O chefe da diplomacia etíope também apontou hoje como motivo para o cessar-fogo o elevado custo económico que a guerra está a ter para a Etiópia e acrescentou que a cessação das hostilidades "permitirá ao povo de Tigray tirar partido da época de plantio", o motivo inicialmente invocado pelo executivo etíope.
"O Governo deu diferentes versões.

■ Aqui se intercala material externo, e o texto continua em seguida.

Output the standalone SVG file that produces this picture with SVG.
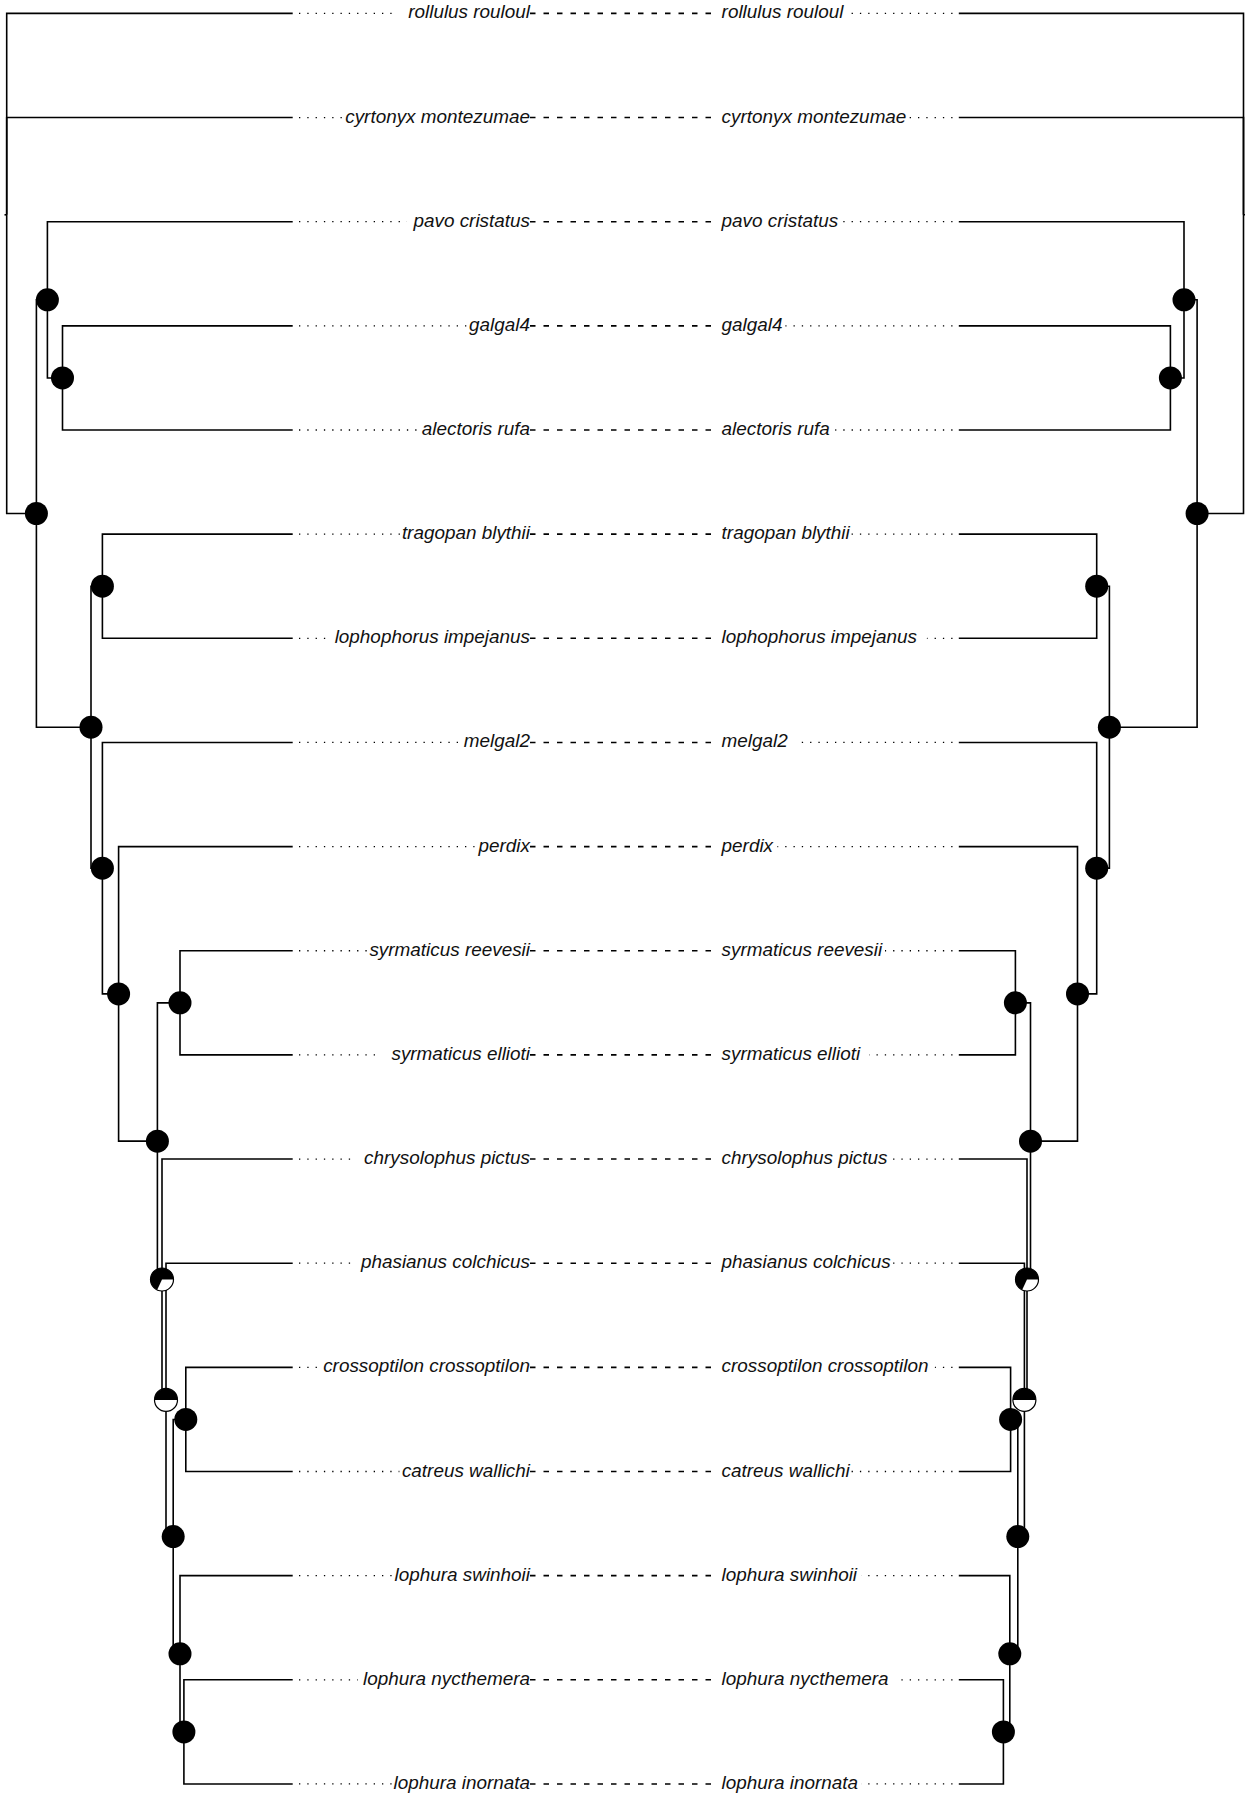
<svg xmlns="http://www.w3.org/2000/svg" width="1245" height="1793" viewBox="0 0 1245 1793">
<style>
.br{fill:none;stroke:#000;stroke-width:1.6}
.dot{fill:none;stroke:#000;stroke-width:1.3;stroke-dasharray:1.3 7}
.dash{fill:none;stroke:#000;stroke-width:1.6;stroke-dasharray:5.5 8}
.lbl{font-family:"Liberation Sans",Arial,sans-serif;font-style:italic;font-size:18.9px;fill:#111}
.l{text-anchor:end}
.r{text-anchor:start}
.nd{fill:#000}
.wh{fill:#fff}
.ol{fill:none;stroke:#000;stroke-width:1.2}
</style>
<rect width="1245" height="1793" fill="#fff"/>
<g id="connectors">
<g id="left-tree">
<path class="br" d="M4.5 214.8H6.7"/>
<path class="br" d="M6.7 214.8V13.4H292.7"/>
<path class="br" d="M6.7 214.8V117.55H292.7"/>
<path class="br" d="M6.7 214.8V513.5H36.4"/>
<path class="br" d="M36.4 513.5V299.81H47.4"/>
<path class="br" d="M36.4 513.5V727.2H91"/>
<path class="br" d="M47.4 299.81V221.7H292.7"/>
<path class="br" d="M47.4 299.81V377.93H62.5"/>
<path class="br" d="M62.5 377.93V325.85H292.7"/>
<path class="br" d="M62.5 377.93V430H292.7"/>
<path class="br" d="M91 727.2V586.23H102.4"/>
<path class="br" d="M91 727.2V868.16H102.4"/>
<path class="br" d="M102.4 586.23V534.15H292.7"/>
<path class="br" d="M102.4 586.23V638.3H292.7"/>
<path class="br" d="M102.4 868.16V742.45H292.7"/>
<path class="br" d="M102.4 868.16V993.88H118.6"/>
<path class="br" d="M118.6 993.88V846.6H292.7"/>
<path class="br" d="M118.6 993.88V1141.15H157.4"/>
<path class="br" d="M157.4 1141.15V1002.83H180"/>
<path class="br" d="M157.4 1141.15V1279.48H162"/>
<path class="br" d="M180 1002.83V950.75H292.7"/>
<path class="br" d="M180 1002.83V1054.9H292.7"/>
<path class="br" d="M162 1279.48V1159.05H292.7"/>
<path class="br" d="M162 1279.48V1399.9H166"/>
<path class="br" d="M166 1399.9V1263.2H292.7"/>
<path class="br" d="M166 1399.9V1536.6H173.2"/>
<path class="br" d="M173.2 1536.6V1419.43H185.8"/>
<path class="br" d="M173.2 1536.6V1653.76H180"/>
<path class="br" d="M185.8 1419.43V1367.35H292.7"/>
<path class="br" d="M185.8 1419.43V1471.5H292.7"/>
<path class="br" d="M180 1653.76V1575.65H292.7"/>
<path class="br" d="M180 1653.76V1731.88H183.9"/>
<path class="br" d="M183.9 1731.88V1679.8H292.7"/>
<path class="br" d="M183.9 1731.88V1783.95H292.7"/>
</g>
<g id="right-tree">
<path class="br" d="M1245 214.8H1243.5"/>
<path class="br" d="M1243.5 214.8V13.4H958.8"/>
<path class="br" d="M1243.5 214.8V117.55H958.8"/>
<path class="br" d="M1243.5 214.8V513.5H1197.1"/>
<path class="br" d="M1197.1 513.5V299.81H1184"/>
<path class="br" d="M1197.1 513.5V727.2H1109.4"/>
<path class="br" d="M1184 299.81V221.7H958.8"/>
<path class="br" d="M1184 299.81V377.93H1170.4"/>
<path class="br" d="M1170.4 377.93V325.85H958.8"/>
<path class="br" d="M1170.4 377.93V430H958.8"/>
<path class="br" d="M1109.4 727.2V586.23H1096.7"/>
<path class="br" d="M1109.4 727.2V868.16H1096.7"/>
<path class="br" d="M1096.7 586.23V534.15H958.8"/>
<path class="br" d="M1096.7 586.23V638.3H958.8"/>
<path class="br" d="M1096.7 868.16V742.45H958.8"/>
<path class="br" d="M1096.7 868.16V993.88H1077.5"/>
<path class="br" d="M1077.5 993.88V846.6H958.8"/>
<path class="br" d="M1077.5 993.88V1141.15H1030.5"/>
<path class="br" d="M1030.5 1141.15V1002.83H1015.4"/>
<path class="br" d="M1030.5 1141.15V1279.48H1027"/>
<path class="br" d="M1015.4 1002.83V950.75H958.8"/>
<path class="br" d="M1015.4 1002.83V1054.9H958.8"/>
<path class="br" d="M1027 1279.48V1159.05H958.8"/>
<path class="br" d="M1027 1279.48V1399.9H1024.4"/>
<path class="br" d="M1024.4 1399.9V1263.2H958.8"/>
<path class="br" d="M1024.4 1399.9V1536.6H1017.8"/>
<path class="br" d="M1017.8 1536.6V1419.43H1010.6"/>
<path class="br" d="M1017.8 1536.6V1653.76H1009.8"/>
<path class="br" d="M1010.6 1419.43V1367.35H958.8"/>
<path class="br" d="M1010.6 1419.43V1471.5H958.8"/>
<path class="br" d="M1009.8 1653.76V1575.65H958.8"/>
<path class="br" d="M1009.8 1653.76V1731.88H1003.4"/>
<path class="br" d="M1003.4 1731.88V1679.8H958.8"/>
<path class="br" d="M1003.4 1731.88V1783.95H958.8"/>
</g>
<g id="leader-dots">
<path class="dot" d="M299 13.4H398M952.5 13.4H851.2"/>
<path class="dot" d="M299 117.55H344M952.5 117.55H909"/>
<path class="dot" d="M299 221.7H407M952.5 221.7H843"/>
<path class="dot" d="M299 325.85H466.6M952.5 325.85H785.4"/>
<path class="dot" d="M299 430H419M952.5 430H835.2"/>
<path class="dot" d="M299 534.15H401M952.5 534.15H851.2"/>
<path class="dot" d="M299 638.3H326M952.5 638.3H926.9"/>
<path class="dot" d="M299 742.45H458.7M952.5 742.45H795.4"/>
<path class="dot" d="M299 846.6H474.5M952.5 846.6H777.4"/>
<path class="dot" d="M299 950.75H367.7M952.5 950.75H885"/>
<path class="dot" d="M299 1054.9H381.6M952.5 1054.9H869.1"/>
<path class="dot" d="M299 1159.05H355.9M952.5 1159.05H893"/>
<path class="dot" d="M299 1263.2H355.9M952.5 1263.2H893"/>
<path class="dot" d="M299 1367.35H318.3M952.5 1367.35H934.9"/>
<path class="dot" d="M299 1471.5H399.4M952.5 1471.5H851.2"/>
<path class="dot" d="M299 1575.65H393.4M952.5 1575.65H861.1"/>
<path class="dot" d="M299 1679.8H357.8M952.5 1679.8H897"/>
<path class="dot" d="M299 1783.95H393.4M952.5 1783.95H861.1"/>
</g>
<g id="tangle-links">
<path class="dash" d="M530 13.4H712"/>
<path class="dash" d="M530 117.55H712"/>
<path class="dash" d="M530 221.7H712"/>
<path class="dash" d="M530 325.85H712"/>
<path class="dash" d="M530 430H712"/>
<path class="dash" d="M530 534.15H712"/>
<path class="dash" d="M530 638.3H712"/>
<path class="dash" d="M530 742.45H712"/>
<path class="dash" d="M530 846.6H712"/>
<path class="dash" d="M530 950.75H712"/>
<path class="dash" d="M530 1054.9H712"/>
<path class="dash" d="M530 1159.05H712"/>
<path class="dash" d="M530 1263.2H712"/>
<path class="dash" d="M530 1367.35H712"/>
<path class="dash" d="M530 1471.5H712"/>
<path class="dash" d="M530 1575.65H712"/>
<path class="dash" d="M530 1679.8H712"/>
<path class="dash" d="M530 1783.95H712"/>
</g>
</g>
<g id="leaves" class="lbl">
<g id="leaf-rollulus-rouloul"><text class="l" x="530" y="18.4">rollulus rouloul</text><text class="r" x="721.6" y="18.4">rollulus rouloul</text></g>
<g id="leaf-cyrtonyx-montezumae"><text class="l" x="530" y="122.55">cyrtonyx montezumae</text><text class="r" x="721.6" y="122.55">cyrtonyx montezumae</text></g>
<g id="leaf-pavo-cristatus"><text class="l" x="530" y="226.7">pavo cristatus</text><text class="r" x="721.6" y="226.7">pavo cristatus</text></g>
<g id="leaf-galgal4"><text class="l" x="530" y="330.85">galgal4</text><text class="r" x="721.6" y="330.85">galgal4</text></g>
<g id="leaf-alectoris-rufa"><text class="l" x="530" y="435">alectoris rufa</text><text class="r" x="721.6" y="435">alectoris rufa</text></g>
<g id="leaf-tragopan-blythii"><text class="l" x="530" y="539.15">tragopan blythii</text><text class="r" x="721.6" y="539.15">tragopan blythii</text></g>
<g id="leaf-lophophorus-impejanus"><text class="l" x="530" y="643.3">lophophorus impejanus</text><text class="r" x="721.6" y="643.3">lophophorus impejanus</text></g>
<g id="leaf-melgal2"><text class="l" x="530" y="747.45">melgal2</text><text class="r" x="721.6" y="747.45">melgal2</text></g>
<g id="leaf-perdix"><text class="l" x="530" y="851.6">perdix</text><text class="r" x="721.6" y="851.6">perdix</text></g>
<g id="leaf-syrmaticus-reevesii"><text class="l" x="530" y="955.75">syrmaticus reevesii</text><text class="r" x="721.6" y="955.75">syrmaticus reevesii</text></g>
<g id="leaf-syrmaticus-ellioti"><text class="l" x="530" y="1059.9">syrmaticus ellioti</text><text class="r" x="721.6" y="1059.9">syrmaticus ellioti</text></g>
<g id="leaf-chrysolophus-pictus"><text class="l" x="530" y="1164.05">chrysolophus pictus</text><text class="r" x="721.6" y="1164.05">chrysolophus pictus</text></g>
<g id="leaf-phasianus-colchicus"><text class="l" x="530" y="1268.2">phasianus colchicus</text><text class="r" x="721.6" y="1268.2">phasianus colchicus</text></g>
<g id="leaf-crossoptilon-crossoptilon"><text class="l" x="530" y="1372.35">crossoptilon crossoptilon</text><text class="r" x="721.6" y="1372.35">crossoptilon crossoptilon</text></g>
<g id="leaf-catreus-wallichi"><text class="l" x="530" y="1476.5">catreus wallichi</text><text class="r" x="721.6" y="1476.5">catreus wallichi</text></g>
<g id="leaf-lophura-swinhoii"><text class="l" x="530" y="1580.65">lophura swinhoii</text><text class="r" x="721.6" y="1580.65">lophura swinhoii</text></g>
<g id="leaf-lophura-nycthemera"><text class="l" x="530" y="1684.8">lophura nycthemera</text><text class="r" x="721.6" y="1684.8">lophura nycthemera</text></g>
<g id="leaf-lophura-inornata"><text class="l" x="530" y="1788.95">lophura inornata</text><text class="r" x="721.6" y="1788.95">lophura inornata</text></g>
</g>
<g id="left-nodes">
<g id="L-A"><circle class="nd" cx="36.4" cy="513.5" r="11.5"/></g>
<g id="L-pavo"><circle class="nd" cx="47.4" cy="299.81" r="11.5"/></g>
<g id="L-galgal"><circle class="nd" cx="62.5" cy="377.93" r="11.5"/></g>
<g id="L-B"><circle class="nd" cx="91" cy="727.2" r="11.5"/></g>
<g id="L-TL"><circle class="nd" cx="102.4" cy="586.23" r="11.5"/></g>
<g id="L-C"><circle class="nd" cx="102.4" cy="868.16" r="11.5"/></g>
<g id="L-D"><circle class="nd" cx="118.6" cy="993.88" r="11.5"/></g>
<g id="L-E"><circle class="nd" cx="157.4" cy="1141.15" r="11.5"/></g>
<g id="L-SY"><circle class="nd" cx="180" cy="1002.83" r="11.5"/></g>
<g id="L-P1"><circle class="nd" cx="162" cy="1279.48" r="11.5"/><path class="wh" d="M162 1279.48L173.5 1279.48A11.5 11.5 0 0 1 157.14 1289.9Z"/><circle class="ol" cx="162" cy="1279.48" r="11.5"/></g>
<g id="L-P2"><circle class="nd" cx="166" cy="1399.9" r="11.5"/><path class="wh" d="M154.5 1399.9A11.5 11.5 0 0 0 177.5 1399.9Z"/><circle class="ol" cx="166" cy="1399.9" r="11.5"/></g>
<g id="L-Q"><circle class="nd" cx="173.2" cy="1536.6" r="11.5"/></g>
<g id="L-CC"><circle class="nd" cx="185.8" cy="1419.43" r="11.5"/></g>
<g id="L-R"><circle class="nd" cx="180" cy="1653.76" r="11.5"/></g>
<g id="L-S"><circle class="nd" cx="183.9" cy="1731.88" r="11.5"/></g>
</g>
<g id="right-nodes">
<g id="R-A"><circle class="nd" cx="1197.1" cy="513.5" r="11.5"/></g>
<g id="R-pavo"><circle class="nd" cx="1184" cy="299.81" r="11.5"/></g>
<g id="R-galgal"><circle class="nd" cx="1170.4" cy="377.93" r="11.5"/></g>
<g id="R-B"><circle class="nd" cx="1109.4" cy="727.2" r="11.5"/></g>
<g id="R-TL"><circle class="nd" cx="1096.7" cy="586.23" r="11.5"/></g>
<g id="R-C"><circle class="nd" cx="1096.7" cy="868.16" r="11.5"/></g>
<g id="R-D"><circle class="nd" cx="1077.5" cy="993.88" r="11.5"/></g>
<g id="R-E"><circle class="nd" cx="1030.5" cy="1141.15" r="11.5"/></g>
<g id="R-SY"><circle class="nd" cx="1015.4" cy="1002.83" r="11.5"/></g>
<g id="R-P1"><circle class="nd" cx="1027" cy="1279.48" r="11.5"/><path class="wh" d="M1027 1279.48L1038.5 1279.48A11.5 11.5 0 0 1 1022.14 1289.9Z"/><circle class="ol" cx="1027" cy="1279.48" r="11.5"/></g>
<g id="R-P2"><circle class="nd" cx="1024.4" cy="1399.9" r="11.5"/><path class="wh" d="M1012.9 1399.9A11.5 11.5 0 0 0 1035.9 1399.9Z"/><circle class="ol" cx="1024.4" cy="1399.9" r="11.5"/></g>
<g id="R-Q"><circle class="nd" cx="1017.8" cy="1536.6" r="11.5"/></g>
<g id="R-CC"><circle class="nd" cx="1010.6" cy="1419.43" r="11.5"/></g>
<g id="R-R"><circle class="nd" cx="1009.8" cy="1653.76" r="11.5"/></g>
<g id="R-S"><circle class="nd" cx="1003.4" cy="1731.88" r="11.5"/></g>
</g>
</svg>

O seu raciocínio inconsistente indica que a razão fundamental da sua retirada é que foram derrotados pelas TDF", considerou em declarações à Efe Tsedale Lemma, jornalista e editor do jornal local Addis Standard.
De acordo com Lemma, "um acordo negociado não parece ser uma possibilidade no horizonte", uma vez que os líderes tigray não só rejeitaram o cessar-fogo, como anunciaram a intensificação da contraofensiva, em declarações a diferentes meios de comunicação social.
Fontes diplomáticas disseram, no entanto, à Efe que funcionários superiores do executivo foram recentemente recebidos nas embaixadas dos Estados Unidos da América e do Reino Unido em Adis Abeba, onde discutiram a necessidade de uma negociação discreta com os líderes da TPLF.
De acordo com esta versão, a retirada do Exército federal de Mekele seria uma condição prévia estabelecida pelos países ocidentais.
O Tigray é palco de combates desde o início de 04 de novembro de 2020, data em que o primeiro-ministro etíope, Abiy Ahmed, enviou o Exército etíope para desalojar a TPLF, partido eleito que então governava o estado etíope no norte da Etiópia, e que vinha há vários meses a desafiar a autoridade de Adis Abeba.
Abiy justificou a operação militar como resposta a um ataque prévio das forças estaduais do Tigray a uma base do Exército federal.
Desde o início do conflito, milhares de pessoas morreram e quase dois milhões foram deslocadas internamente, enquanto pelo menos 75.000 fugiram para o vizinho Sudão, de acordo com números oficiais.